Researchers from the University of Nottingham found that machine learning could enhance and improve a vet’s ability to accurately diagnose herd mastitis. Mastitis is a costly disease that affects dairy cattle. The disease costs around 170 million pounds per year in the U.K.
The team wanted to create an automated diagnostic support tool that can diagnose the herd level mastitis origin and be an early step in the Agriculture and Horticulture Development Board mastitis control plan.
The first step in controlling mastitis is identifying where mastitis pathogens originate. Vets have to figure out if the bacteria is coming from the cow’s environment or is it contagiously spread through the milking parlor? This requires time and special veterinary training to answer these questions.

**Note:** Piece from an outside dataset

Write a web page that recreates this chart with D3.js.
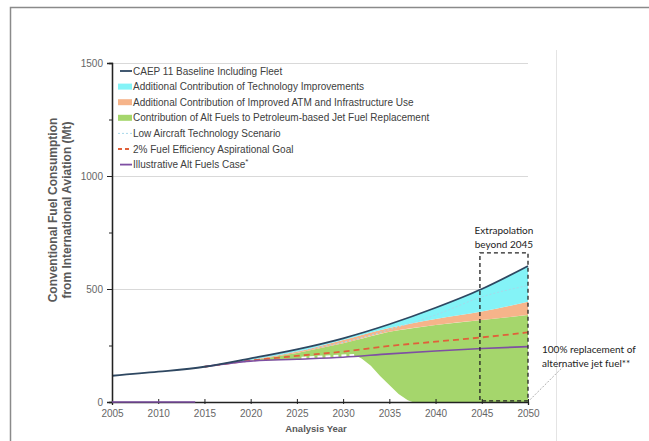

Machine learning algorithms approach diagnostic problems in a similar manner to a student doctor or vet. The algorithm learns from data and applies what it learned to new patients.
Mastitis data from 1,000 herds were gathered over several three-month periods. Machine learning algorithms were used to classify herd mastitis origin and compared the results to expert diagnosis from a specialized vet.
The algorithm had a classification accuracy of 98 percent for environmental versus contagious mastitis. It also achieved 78 percent accuracy in classification of lactation versus dry period environmental mastitis compared to the expert’s diagnosis.
A paper on this research was published in Scientific Reports.